August 24th, 2009 A rare and very personal treat

I wrote this last night to a girl I had been seeing. She is an INFJ. We were going strong, REALLY strong briefly an we clicked well and had chemistry and then I messed it all up by going AWOL on her because I couldn’t handle it at that point in my life. I was looking for a girlfriend when I should have been looking for a booty call to get over my Ex… anyway What do you other INFJs especially female INFJs think of this letter? I havent spoken to her in almost 2 months. Feedback would be appreciated.

I know that I am probably the last person you wanted to hear from or expected to. And right about now I am sure you are wondering why the hell this douche is emailing you. Let me explain; basically I just wanted to tell you that I am sorry for what I did to you, and that I apologize for being a cunt. I know this is a day late and a dollar short and I am certain you hate me. That’s fine. I can take that, its what I deserve. I would feel the same I think. Anyway What I did to you was unforgivable of course, but I have been thinking about it and its been eating away at me. Which is probably why I am writing this at 4AM 2 hours before I am supposed to be at work. Anyway I wont excuse what I did to you but you are entitled if anything for your curiosity to know why I was an asshole. I accept full responsibility for my actions and why I did what I did. Essentially I sort of freaked out. I had a string of bad things happen to me around that time and shortly after, but that’s nothing.

Really the reason I did it was because as I said I freaked out. I had just come out of a long long relationship with a woman who basically destroyed me. I was still a little fucked up from that when we started to get to know one an other. Not fucked up enough that I couldn’t be honest, I was honest with you right up until I flipped out and went AWOL. But I was worried mainly that I was getting into another relationship WAAAY too fast without properly healing. I blame myself for this, I thought I could handle it, but I was wrong, and in the process I included you in my dysfunction and I hurt you. For that I am deeply ashamed of myself and deeply sorry. The last thing I ever want to do is hurt somebody, lest of all a woman whom I felt was really clicking with me on levels I had never felt before. I wanted to let you know that that was real. And after you had told me you were an INFJ is sort of what sparked the beginning of my meltdown.
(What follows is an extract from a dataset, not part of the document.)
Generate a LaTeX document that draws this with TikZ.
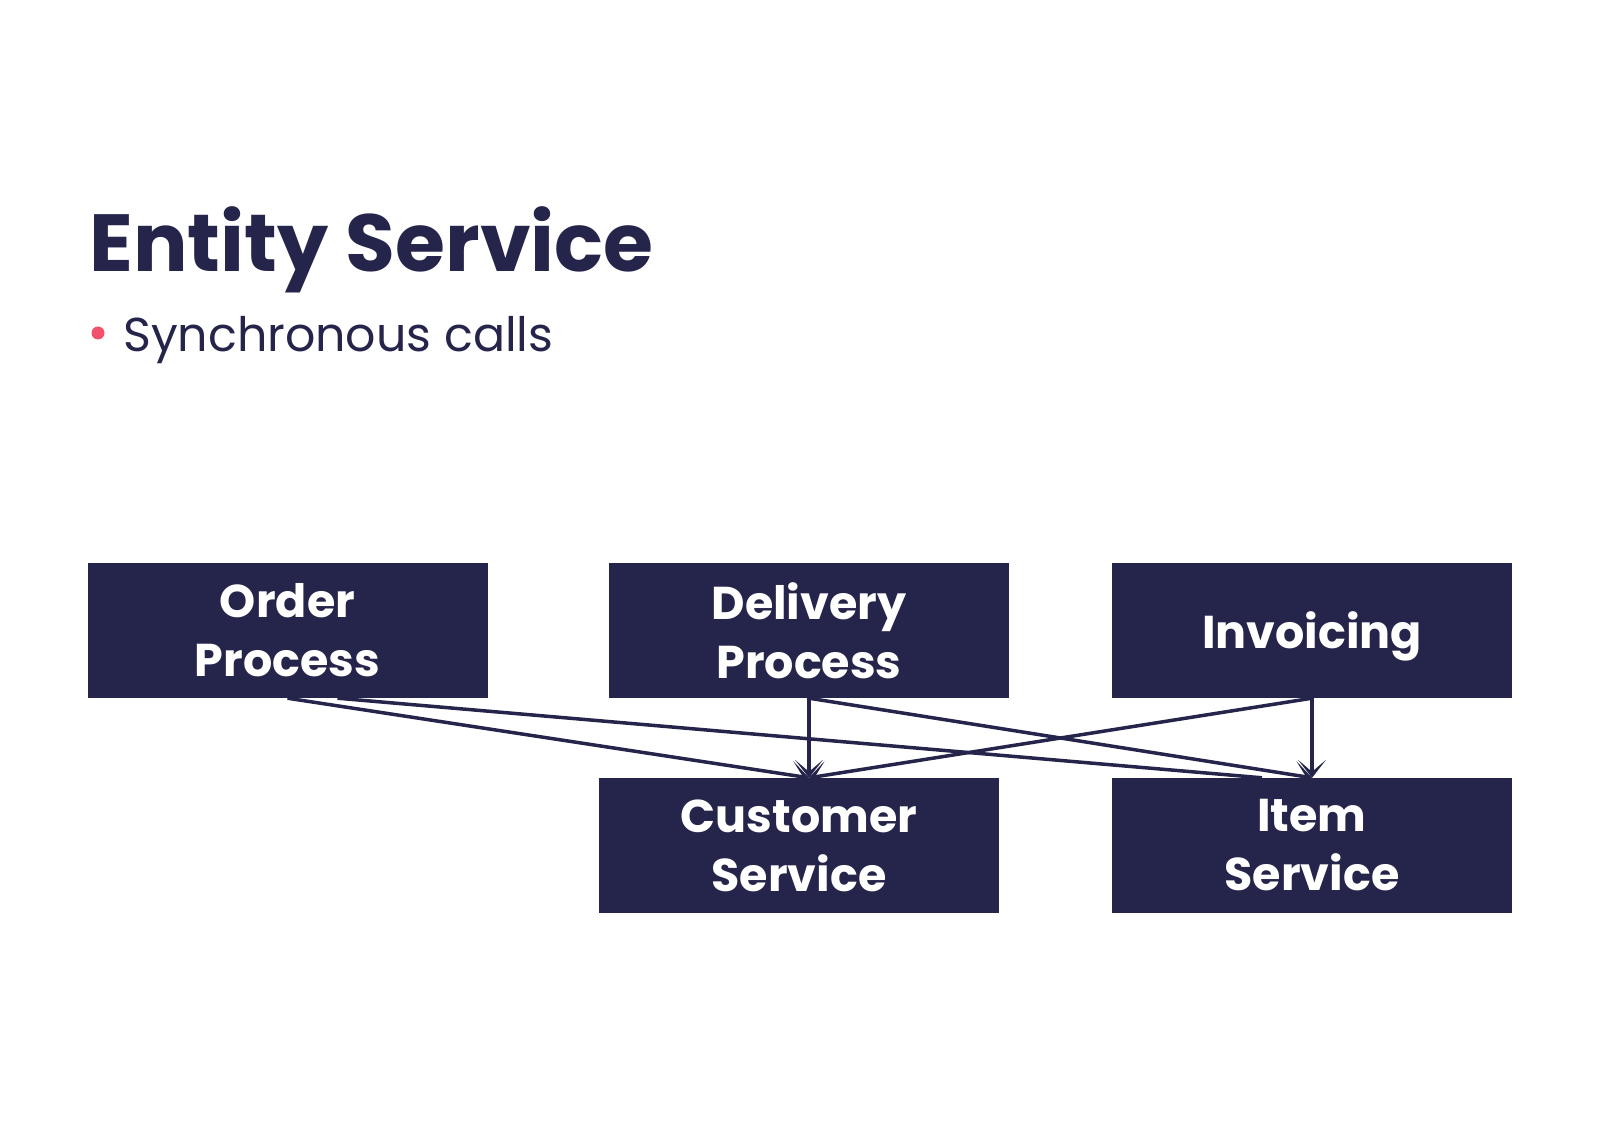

It seemed too good to be true, too impossible to happen to me. That I would be so lucky. As you might have noticed by now I have a slight penchant for self destruction, it hasn’t been a major factor in my life really, but I was thinking about this stuff earlier and I cant believe how insensitively foolish I had acted. Long story short I panicked and cut you off in an attempt to return to my “safety zone” which is really quite ridiculous. I let a really great catch go. And not telling you this when you asked to know the truth was utter cruelty on my part. Again I am truly sorry. I have never done that to someone before, well to be honest I have never really ever broken it off with anyone, so I am not experienced with that. Not an excuse, I know, please don’t think I am excusing myself, I’m not. I am prepared to swallow this guilt, Ive been swimming in it. And its gotten me to the point where I am losing sleep over it. So here I am, its 4:11 AM and I just wanted to tell you what happened and that I am sorry. If you choose to delete this and write me off, I will understand. I will accept your anger and hatred and chalk it up to my idiocy. But I thought you deserved to know how I felt, I didn’t want you to think I was some asshole player, because that is not me. I had a really good time talking to you and I thought you were a very intelligent and intuitive person. In fact, I was sort of awed by your ability to know as much shit as I do, that is not normal for me to meet a woman who can keep me on my toes like that.

Anyway, again, oceans of apologies truly I hope you could find it in your heart to at least not despise me for the fool I was. I hope you find a great guy who will treasure you and treat you like the jewel you are. Thats just what I wanted to tell you.